Prior to entering into the Collaboration Agreement the Trustees took advice from Napthens Solicitors, one of the North West’s leading law firms. This included advice from a partner in the firm who specialises in trust deeds and also advice from another partner who specialises in commercial property law, both on the merits of entering into the Collaboration Agreement and the risks that this action would, if any, include. Under the advice of Napthens, the Trustees were willing to enter into the agreement due to the obvious benefit of potentially securing a new community centre.
There is therefore a restriction on the title which references the existence of the Collaboration Agreement and requires the Trustees not to complete any type of disposition (for example a sale, the grant of a charge, or the grant of an easement etc.) without obtaining the consent of Willowgrove Developments Limited.

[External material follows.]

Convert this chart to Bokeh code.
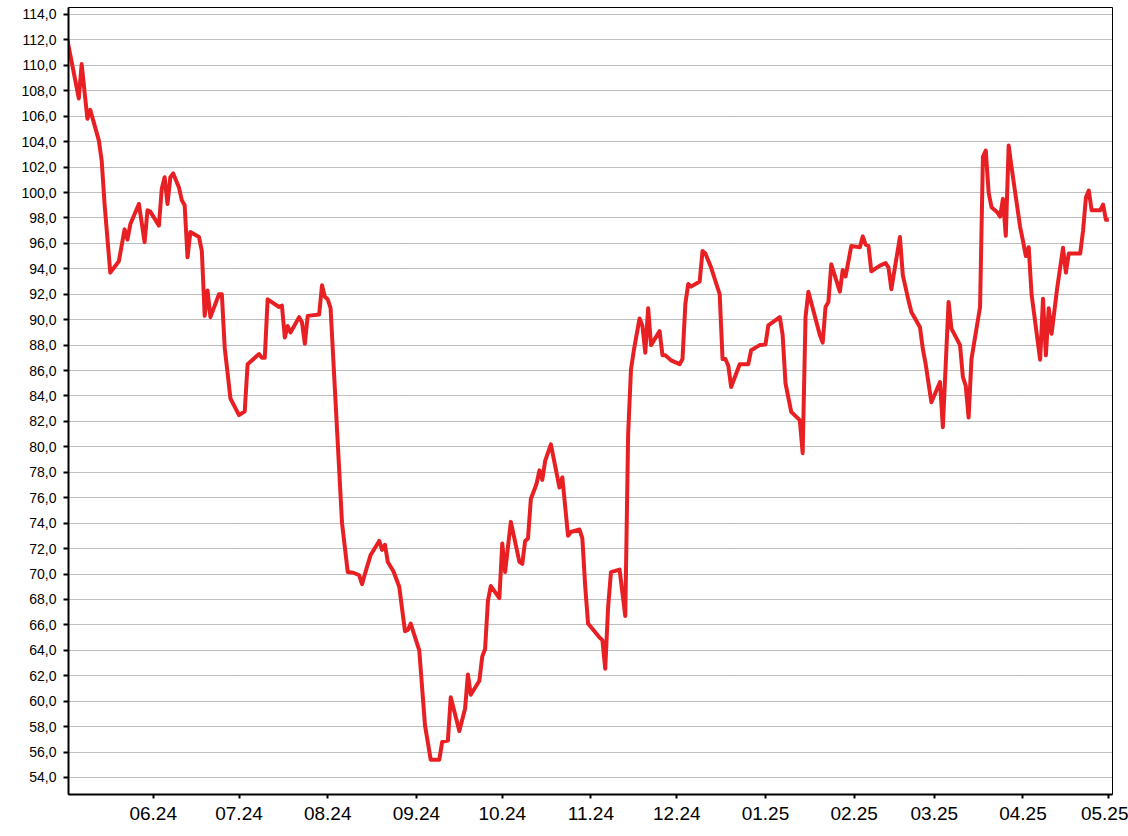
from datetime import datetime
import pandas as pd
from bokeh.plotting import figure
from bokeh.models import (Range1d, FixedTicker, MonthsTicker, DatetimeTickFormatter,
                          CustomJSTickFormatter, ColumnDataSource)
from bokeh.embed import file_html
from bokeh.resources import INLINE

dates = [
    "2024-05-02", "2024-05-06", "2024-05-07", "2024-05-09", "2024-05-10", "2024-05-13",
    "2024-05-14", "2024-05-15", "2024-05-17", "2024-05-20", "2024-05-22", "2024-05-23",
    "2024-05-24", "2024-05-27", "2024-05-29", "2024-05-30", "2024-05-31", "2024-06-03",
    "2024-06-04", "2024-06-05", "2024-06-06", "2024-06-07", "2024-06-08", "2024-06-10",
    "2024-06-11", "2024-06-12", "2024-06-13", "2024-06-14", "2024-06-17", "2024-06-18",
    "2024-06-19", "2024-06-20", "2024-06-21", "2024-06-24", "2024-06-25", "2024-06-26",
    "2024-06-28", "2024-07-01", "2024-07-03", "2024-07-04", "2024-07-08", "2024-07-09",
    "2024-07-10", "2024-07-11", "2024-07-15", "2024-07-16", "2024-07-17", "2024-07-18",
    "2024-07-19", "2024-07-22", "2024-07-23", "2024-07-24", "2024-07-25", "2024-07-29",
    "2024-07-30", "2024-07-31", "2024-08-01", "2024-08-02", "2024-08-06", "2024-08-08",
    "2024-08-10", "2024-08-12", "2024-08-13", "2024-08-14", "2024-08-16", "2024-08-19",
    "2024-08-20", "2024-08-21", "2024-08-22", "2024-08-24", "2024-08-26", "2024-08-28",
    "2024-08-29", "2024-08-30", "2024-09-02", "2024-09-04", "2024-09-06", "2024-09-09",
    "2024-09-10", "2024-09-12", "2024-09-13", "2024-09-16", "2024-09-18", "2024-09-19",
    "2024-09-20", "2024-09-23", "2024-09-24", "2024-09-25", "2024-09-26", "2024-09-27",
    "2024-09-30", "2024-10-01", "2024-10-02", "2024-10-04", "2024-10-07", "2024-10-08",
    "2024-10-09", "2024-10-10", "2024-10-11", "2024-10-13", "2024-10-14", "2024-10-15",
    "2024-10-16", "2024-10-18", "2024-10-21", "2024-10-22", "2024-10-24", "2024-10-25",
    "2024-10-28", "2024-10-29", "2024-10-30", "2024-10-31", "2024-11-04", "2024-11-05",
    "2024-11-06", "2024-11-07", "2024-11-08", "2024-11-11", "2024-11-13", "2024-11-14",
    "2024-11-15", "2024-11-16", "2024-11-18", "2024-11-19", "2024-11-20", "2024-11-21",
    "2024-11-22", "2024-11-25", "2024-11-26", "2024-11-27", "2024-11-29", "2024-12-02",
    "2024-12-03", "2024-12-04", "2024-12-05", "2024-12-06", "2024-12-09", "2024-12-10",
    "2024-12-11", "2024-12-13", "2024-12-16", "2024-12-17", "2024-12-18", "2024-12-19",
    "2024-12-20", "2024-12-23", "2024-12-26", "2024-12-27", "2024-12-30", "2025-01-01",
    "2025-01-02", "2025-01-06", "2025-01-07", "2025-01-08", "2025-01-10", "2025-01-13",
    "2025-01-14", "2025-01-15", "2025-01-16", "2025-01-20", "2025-01-21", "2025-01-22",
    "2025-01-23", "2025-01-24", "2025-01-27", "2025-01-28", "2025-01-29", "2025-01-31",
    "2025-02-03", "2025-02-04", "2025-02-05", "2025-02-06", "2025-02-07", "2025-02-10",
    "2025-02-12", "2025-02-13", "2025-02-14", "2025-02-17", "2025-02-18", "2025-02-20",
    "2025-02-21", "2025-02-24", "2025-02-25", "2025-02-26", "2025-02-28", "2025-03-03",
    "2025-03-04", "2025-03-06", "2025-03-07", "2025-03-10", "2025-03-11", "2025-03-12",
    "2025-03-13", "2025-03-14", "2025-03-17", "2025-03-18", "2025-03-19", "2025-03-20",
    "2025-03-21", "2025-03-23", "2025-03-24", "2025-03-25", "2025-03-26", "2025-03-27",
    "2025-03-28", "2025-03-31", "2025-04-01", "2025-04-02", "2025-04-03", "2025-04-04",
    "2025-04-07", "2025-04-08", "2025-04-09", "2025-04-10", "2025-04-11", "2025-04-13",
    "2025-04-15", "2025-04-16", "2025-04-17", "2025-04-21", "2025-04-22", "2025-04-23",
    "2025-04-24", "2025-04-25", "2025-04-28", "2025-04-29", "2025-04-30", "2025-05-01",
]

values = [
    112.0, 107.4, 110.1, 105.8, 106.5, 104.1,
    102.5, 99.1, 93.7, 94.6, 97.1, 96.3,
    97.5, 99.1, 96.1, 98.6, 98.5, 97.4,
    100.3, 101.2, 99.1, 101.2, 101.5, 100.4,
    99.4, 99.0, 94.9, 96.9, 96.5, 95.4,
    90.3, 92.3, 90.2, 92.0, 92.0, 87.8,
    83.8, 82.5, 82.8, 86.5, 87.3, 87.0,
    87.0, 91.6, 91.0, 91.1, 88.6, 89.5,
    89.0, 90.2, 89.8, 88.1, 90.3, 90.4,
    92.7, 91.8, 91.6, 90.9, 74.0, 70.15,
    70.1, 69.9, 69.2, 70.0, 71.5, 72.6,
    71.9, 72.3, 70.95, 70.2, 69.0, 65.5,
    65.6, 66.1, 64.0, 58.1, 55.4, 55.4,
    56.8, 56.9, 60.3, 57.65, 59.4, 62.1,
    60.5, 61.6, 63.5, 64.1, 67.9, 69.05,
    68.1, 72.4, 70.15, 74.1, 70.95, 70.8,
    72.6, 72.8, 75.9, 77.1, 78.15, 77.4,
    78.9, 80.2, 76.8, 77.6, 73.0, 73.3,
    73.5, 72.8, 69.0, 66.1, 65.0, 64.8,
    62.55, 67.4, 70.15, 70.35, 66.7, 81.0,
    86.1, 87.6, 90.1, 89.5, 87.4, 90.9,
    88.0, 89.1, 87.2, 87.2, 86.8, 86.5,
    86.9, 91.25, 92.8, 92.6, 93.0, 95.4,
    95.2, 94.1, 92.0, 86.9, 86.9, 86.4,
    84.7, 86.5, 86.5, 87.6, 88.0, 88.05,
    89.55, 90.2, 88.8, 85.0, 82.75, 82.1,
    79.5, 90.2, 92.2, 88.8, 88.2, 91.0,
    91.4, 94.35, 92.2, 93.9, 93.4, 95.8,
    95.7, 96.55, 95.9, 95.8, 93.8, 94.25,
    94.45, 94.1, 92.4, 96.5, 93.5, 91.5,
    90.6, 89.4, 87.7, 86.5, 83.5, 85.1,
    81.55, 91.4, 89.3, 88.0, 85.5, 84.8,
    82.3, 86.9, 91.0, 102.8, 103.3, 100.0,
    98.85, 98.45, 98.1, 99.5, 96.6, 103.7,
    102.0, 97.3, 96.2, 95.0, 95.7, 92.0,
    86.85, 91.65, 87.2, 90.9, 88.9, 92.55,
    95.65, 93.7, 95.2, 95.2, 97.0, 99.6,
    100.15, 98.6, 98.6, 99.05, 97.85, 97.85,
]

y_ticks = list(range(54, 116, 2))

src = ColumnDataSource(dict(date=pd.to_datetime(dates), value=values))

p = figure(width=1128, height=836, output_backend="svg", toolbar_location=None,
           x_axis_type="datetime",
           x_range=Range1d(datetime(2024, 5, 2, 9, 36), datetime(2025, 5, 2, 7, 0)),
           y_range=Range1d(52.66, 114.55),
           min_border_left=68, min_border_right=16, min_border_top=7, min_border_bottom=42,
           background_fill_color="white", border_fill_color="white")

p.line("date", "value", source=src, line_color="#E82024", line_width=4, line_join="round")

# Y axis
p.yaxis.ticker = FixedTicker(ticks=y_ticks)
p.yaxis.formatter = CustomJSTickFormatter(code="return tick.toFixed(1).replace('.', ',');")
p.yaxis.major_label_text_font = "Liberation Sans"
p.yaxis.major_label_text_font_size = "14px"
p.yaxis.major_label_text_color = "black"
p.yaxis.major_tick_out = 5
p.yaxis.major_tick_in = 0
p.yaxis.minor_tick_out = 0
p.yaxis.minor_tick_in = 0
p.yaxis.major_label_standoff = 7
p.yaxis.axis_line_width = 2
p.yaxis.axis_line_color = "black"
p.yaxis.major_tick_line_width = 2
p.yaxis.major_tick_line_color = "black"

# X axis
p.xaxis.ticker = MonthsTicker(months=list(range(12)))
p.xaxis.formatter = DatetimeTickFormatter(months="%m.%y", days="%m.%y", years="%m.%y")
p.xaxis.major_label_text_font = "Liberation Sans"
p.xaxis.major_label_text_font_size = "19px"
p.xaxis.major_label_text_color = "black"
p.xaxis.major_tick_out = 4
p.xaxis.major_tick_in = 0
p.xaxis.minor_tick_out = 0
p.xaxis.minor_tick_in = 0
p.xaxis.major_label_standoff = 8
p.xaxis.axis_line_width = 2
p.xaxis.axis_line_color = "black"
p.xaxis.major_tick_line_width = 2
p.xaxis.major_tick_line_color = "black"

# Grid
p.xgrid.visible = False
p.ygrid.grid_line_color = "#7a7a7a"
p.ygrid.grid_line_dash = "1 1"
p.ygrid.grid_line_width = 1

p.outline_line_color = "black"
p.outline_line_width = 1
p.outline_line_alpha = 1

open("out.html", "w").write(file_html(p, INLINE))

The reason for this restriction is to protect the terms of the Collaboration Agreement which the Trustees of Gregson Green have entered into with Willowgrove Developments Limited regarding the possible delivery of the new community centre.
Willowgrove Developments Limited is the project management company under who’s instruction Cassidy & Ashton, Thornber & Walker and Eckersley are collectively acting in dealing with Rowland Homes, Jennifer Turner and South Ribble Borough Council on the current planning application. The costs of their professional services are not the responsibility of Gregson Green. If the planning application is successful, then Gregson Green will be the beneficiary of a significant capital payment through a planning legal agreement (called a Section 106 Agreement) to help fund the new community centre project. The Collaboration Agreement itself merely requires the two parties to act collaboratively.
The Unilateral Notice on the Land Registry title also protects the terms of the Collaboration Agreement as it puts on notice any purchaser or lender that the land is bound by the terms of the Collaboration Agreement and identifies the parties involved.
Our legal advisors have confirmed that the Collaboration Agreement is a confidential matter between the parties and should not be disclosed without the accord of all parties and only where there is a specific need relative to a proposed land or property transaction with a third party as per the restriction on title.